On the weekend of June 8th, Milan’s Rinascente department store became the stage for an unusual scene: a seemingly endless line of people queuing to buy a Labubu at the Pop Mart pop-up. The toy—a furry little monster the size of a wallet, created by Hong Kong artist Kasing Lung—represents the new frontier of hype culture, a desirable object to hang from your bag that has reached the height of its popularity this year, thanks to the resurgence of cute and colorful accessories. Limited editions and online resales have inflated the price of this giant keychain, leading Pop Mart to a +165% revenue increase in the first quarter of 2025. While the toy brand was sealing its much-anticipated partnership with Milan’s most iconic department store, Japanese label Sacai announced it will auction off a limited edition series of thirteen Labubu on Pharrell Williams’ platform, Joopiter, on June 18th. Further boosting the media impact of the collaboration is the K-pop band Seventeen, for whom Sacai created a custom capsule collection launching on the same day on Joopiter’s website. All net proceeds will be donated to UNESCO, of which both Seventeen and Williams are ambassadors.
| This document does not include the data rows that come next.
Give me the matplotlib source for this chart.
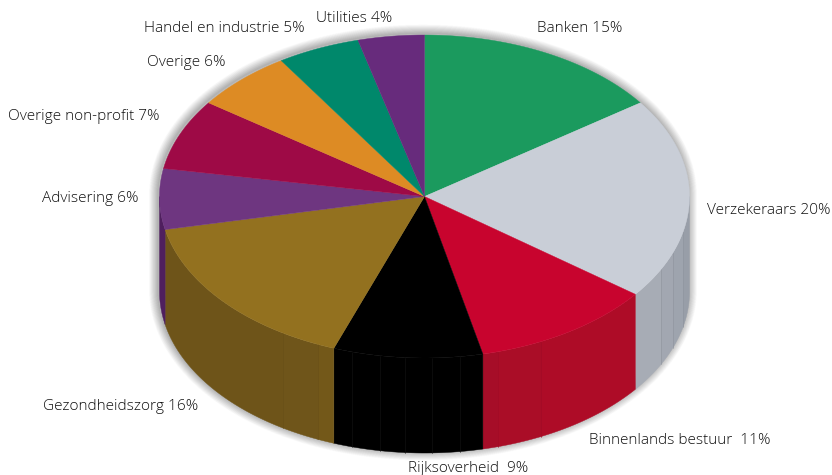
import numpy as np
import matplotlib
matplotlib.use("Agg")
import matplotlib.pyplot as plt

# Sector shares (percent), clockwise from twelve o'clock
sectors = ["Banken", "Verzekeraars", "Binnenlands bestuur", "Rijksoverheid",
           "Gezondheidszorg", "Advisering", "Overige non-profit", "Overige",
           "Handel en industrie", "Utilities"]
shares = [15, 20, 11, 9, 16, 6, 7, 6, 5, 4]
labels = ["Banken 15%", "Verzekeraars 20%", "Binnenlands bestuur  11%", "Rijksoverheid  9%",
          "Gezondheidszorg 16%", "Advisering 6%", "Overige non-profit 7%", "Overige 6%",
          "Handel en industrie 5%", "Utilities 4%"]
top_colors = ["#1B9A5E", "#C9CED7", "#C8042E", "#000000", "#93711F",
              "#6E3680", "#9E0A46", "#DD8B24", "#00886B", "#672B7C"]
wall_colors = ["#14744A", "#A7ACB5", "#AE0C27", "#000000", "#6E5419",
               "#4F1F5E", "#760835", "#A6691B", "#006650", "#4D205D"]

# Label anchors in pixels (left edge, vertical centre)
label_pos = [(537, 29), (707, 211), (589, 440), (408, 469), (43, 406),
             (42, 199), (8, 117), (147, 63), (144, 29), (316, 19)]

# Facets on the curved wall: sector index -> (right pixel of each facet, colour)
facets = {
    1: [(690, "#989EA8"), (683, "#9EA4AE"), (673, "#A2A7B1"), (661, "#A7ACB5")],
    2: [(636, "#AE0C27"), (541, "#AA0D27"), (498, "#A60D28")],
    3: [(484, "#000000"), (460, "#000000"), (432, "#000000"), (405, "#000000"),
        (380, "#000000"), (352, "#000000")],
    4: [(334, "#735819"), (318, "#6F551A"), (283, "#6E5419")],
}
facet_line = {1: "#8E939D", 2: "#A00B26", 3: "#141414", 4: "#684F18"}

CX, CY, RX, RY, DEPTH = 424.5, 196.5, 265.0, 161.5, 95.0


def rim(t):
    """Point on the top ellipse for a clockwise angle t (radians) from the top."""
    return CX + RX * np.sin(t), CY - RY * np.cos(t)


def angle_at(x):
    """Clockwise angle of the front rim point at horizontal pixel x."""
    return np.pi - np.arcsin(np.clip((x - CX) / RX, -1, 1))


fig = plt.figure(figsize=(8.32, 4.75), dpi=100)
ax = fig.add_axes([0, 0, 1, 1])
ax.set_xlim(0, 832)
ax.set_ylim(475, 0)
ax.axis("off")

# Soft shadow: many faint strokes around the disc outline, fading outwards
ts = np.linspace(0, 2 * np.pi, 721)
xo, yo = rim(ts)
yo = yo + np.where(np.cos(ts) < 0, DEPTH, 0)
for w in np.arange(13, 0, -0.5):
    ax.fill(xo - 1.5, yo - 1.5, facecolor="none", edgecolor="#000000",
            linewidth=w, alpha=0.011, joinstyle="round", zorder=1)

edges = np.cumsum([0] + shares) / sum(shares) * 2 * np.pi

# Curved wall, visible only along the front half of the rim
for i, color in enumerate(wall_colors):
    a = max(edges[i], np.pi / 2)
    b = min(edges[i + 1], 3 * np.pi / 2)
    if a >= b:
        continue
    bands = facets.get(i, [(rim(a)[0], color)])
    cuts = [angle_at(right) for right, _ in bands[1:]]
    limits = [a] + [c for c in cuts if a < c < b] + [b]
    for k in range(len(limits) - 1):
        shade = bands[k][1]
        t = np.linspace(limits[k], limits[k + 1], 60)
        x, y = rim(t)
        ax.fill(np.r_[x, x[::-1]], np.r_[y, y[::-1] + DEPTH], facecolor=shade,
                edgecolor=shade, linewidth=0.3, zorder=2)
        if k > 0 and i in facet_line:
            ax.plot([x[0], x[0]], [y[0], y[0] + DEPTH], color=facet_line[i],
                    linewidth=0.4, zorder=3)

# Top face
for i, color in enumerate(top_colors):
    t = np.linspace(edges[i], edges[i + 1], 120)
    x, y = rim(t)
    ax.fill(np.r_[CX, x], np.r_[CY, y], facecolor=color, edgecolor=color,
            linewidth=0.3, zorder=4)

for (x, y), text in zip(label_pos, labels):
    ax.text(x, y, text, ha="left", va="center", fontsize=11.1,
            family="Open Sans", fontweight="light", color="#111111", zorder=5)

fig.savefig("out.png", dpi=100)
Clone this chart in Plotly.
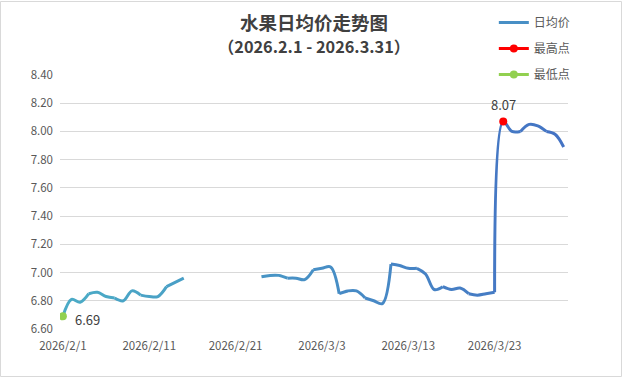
import plotly.graph_objects as go
import pandas as pd

# ---- data ----
dates = pd.date_range("2026-02-01", "2026-03-31", freq="D")
prices = [6.69, 6.81, 6.79, 6.85, 6.86, 6.83, 6.82, 6.80, 6.87, 6.84, 6.83, 6.83, 6.90, 6.93, 6.96,
          None, None, None, None, None, None, None, None,
          6.97, 6.98, 6.98, 6.96, 6.96, 6.95, 7.02, 7.03, 7.04, 6.85, 6.87, 6.87, 6.82, 6.80, 6.78,
          7.06, 7.05, 7.03, 7.03, 6.99, 6.88, 6.90, 6.88, 6.89, 6.85, 6.84, 6.85, 6.86,
          8.07, 8.00, 8.00, 8.05, 8.04, 8.00, 7.98, 7.89]
tick_labels = ["2026/2/1", "2026/2/11", "2026/2/21", "2026/3/3", "2026/3/13", "2026/3/23"]
tick_dates = pd.to_datetime(tick_labels, format="%Y/%m/%d")
y_ticks = [6.60, 6.80, 7.00, 7.20, 7.40, 7.60, 7.80, 8.00, 8.20, 8.40]

c_start = (75, 172, 198)
c_end = (68, 114, 196)

def mix(t):
    return "rgb(%d,%d,%d)" % tuple(round(a + (b - a) * t) for a, b in zip(c_start, c_end))

fig = go.Figure()

# contiguous runs
runs, cur = [], []
for i, v in enumerate(prices):
    if v is None:
        if cur:
            runs.append(cur)
        cur = []
    else:
        cur.append(i)
if cur:
    runs.append(cur)

n = len(prices) - 1
step = 3
for run in runs:
    for s in range(0, len(run) - 1, step):
        idx = run[s:s + step + 1]
        t = (idx[0] + idx[-1]) / 2 / n
        fig.add_trace(go.Scatter(
            x=[dates[i] for i in idx], y=[prices[i] for i in idx],
            mode="lines", line=dict(color=mix(t), width=3, shape="spline", smoothing=1.0),
            showlegend=False, hoverinfo="skip"))

valid = [(d, v) for d, v in zip(dates, prices) if v is not None]
d_max, v_max = max(valid, key=lambda p: p[1])
d_min, v_min = min(valid, key=lambda p: p[1])

# legend entries
fig.add_trace(go.Scatter(x=[dates[0]], y=[None], mode="lines", name="日均价",
                         line=dict(color=mix(0.5), width=3), legendgroup="a"))
fig.add_trace(go.Scatter(x=[d_max], y=[v_max], mode="lines+markers", name="最高点",
                         line=dict(color="#ff0000", width=3),
                         marker=dict(color="#ff0000", size=8), legendgroup="b"))
fig.add_trace(go.Scatter(x=[d_min], y=[v_min], mode="lines+markers", name="最低点",
                         line=dict(color="#92d050", width=3),
                         marker=dict(color="#92d050", size=8), legendgroup="c"))

lab_font = dict(family="Noto Sans CJK SC", size=13, color="#404040")
fig.add_annotation(x=d_max, y=v_max, text="%.2f" % v_max, showarrow=False,
                   yanchor="bottom", yshift=6, font=lab_font)
fig.add_annotation(x=d_min, y=v_min, text="%.2f" % v_min, showarrow=False,
                   xanchor="left", xshift=10, yshift=-3, font=lab_font)

fig.add_annotation(xref="paper", yref="paper", x=0.5, y=1 + (75 - 22.5) / 254, yanchor="middle",
                   text="<b>水果日均价走势图</b>", showarrow=False,
                   font=dict(family="Noto Sans CJK SC", size=18.5, color="#404040"))
fig.add_annotation(xref="paper", yref="paper", x=0.5, y=1 + (75 - 45.5) / 254, yanchor="middle",
                   text="<b>（2026.2.1 - 2026.3.31）</b>", showarrow=False,
                   font=dict(family="Noto Sans CJK SC", size=16.3, color="#404040"))

# outer border
fig.add_shape(type="rect", xref="paper", yref="paper",
              x0=(0.5 - 60) / 508, x1=(621.5 - 60) / 508,
              y0=-(376.5 - 329) / 254, y1=1 + (75 - 1.5) / 254,
              line=dict(color="#d9d9d9", width=1))

half_day = pd.Timedelta(hours=12)
fig.update_layout(
    width=623, height=378,
    margin=dict(l=60, r=55, t=75, b=49, autoexpand=False),
    paper_bgcolor="white", plot_bgcolor="white",
    font=dict(family="Noto Sans CJK SC", size=11, color="#595959"),
    showlegend=True,
    legend=dict(x=0.854, y=1 + (75 - 8) / 254, xanchor="left", yanchor="top",
                font=dict(size=12, color="#595959"), tracegroupgap=7,
                bgcolor="rgba(0,0,0,0)", itemwidth=30),
    xaxis=dict(range=[dates[0] - pd.Timedelta(hours=8), dates[-1] + half_day],
               tickvals=tick_dates, ticktext=tick_labels, showgrid=False,
               showline=False, zeroline=False, ticks="", ticklabelstandoff=8,
               tickfont=dict(size=11.5, color="#595959")),
    yaxis=dict(range=[6.60, 8.40], tickvals=y_ticks, ticktext=["%.2f" % v for v in y_ticks],
               showgrid=True, gridcolor="#d9d9d9", gridwidth=1, zeroline=False,
               showline=False, ticks="", ticklabelstandoff=6,
               tickfont=dict(size=11.5, color="#595959")),
)

fig.write_html("out.html")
And just like that, Labubu entered the world of fashion—first with a pop-up at Rinascente, then with a Sacai-designed outfit. The success of these plush toys is a sign of the times we’re living in, as well as a confirmation of the challenges faced by the fashion and beauty industries. If a few years ago brands could rely on affordable luxuries like lipsticks to stay afloat in times of crisis—the term lipstick index was coined by Leonard Lauder in 2008—today even lip tints can’t lift consumers’ spirits. The new stars of the moment are toys—more precisely, the kind you can show off: Sonny Angels, Hello Kitty, Labubu, and the Birkinification. While Chinese toy manufacturer Pop Mart is now worth $34 billion (more than Sanrio, Hasbro, and Mattel combined), the beauty sector is showing signs of fatigue: in the first quarter of the year, Coty reported a 6% revenue drop, LVMH’s perfumes and cosmetics division—including Sephora—remained flat, and L’Oréal’s growth was a modest 3.5%, far below its previously stellar numbers. On closer look, one could even congratulate Hailey Bieber for selling Rhode for $1 billion just in time.
Could it be that the new luxury market is toys? That consumers now prefer to invest in plush outfits instead of their own wardrobes? It seems we’ve entered the era of the Labubu Index. With alarming news from all corners of the globe, the fear of being deceived (or replaced) by artificial intelligence, and the stress caused by economic uncertainty, nostalgia appears to be the most effective remedy to soothe our fears. After all, the simultaneous release of Barbie and Oppenheimer in 2023 was an early sign of the great aesthetic paradox that fashion would soon succumb to: basic outfits, quiet luxury, and logo-free wardrobes versus the wild explosion of colorful trinkets, plush toys, and displayable knick-knacks. In other news, Uniqlo is about to launch a collaboration with Sylvanian Families: so if buying toys you’ll never use makes you feel guilty, buying a T-shirt with their image might just help you justify the expense.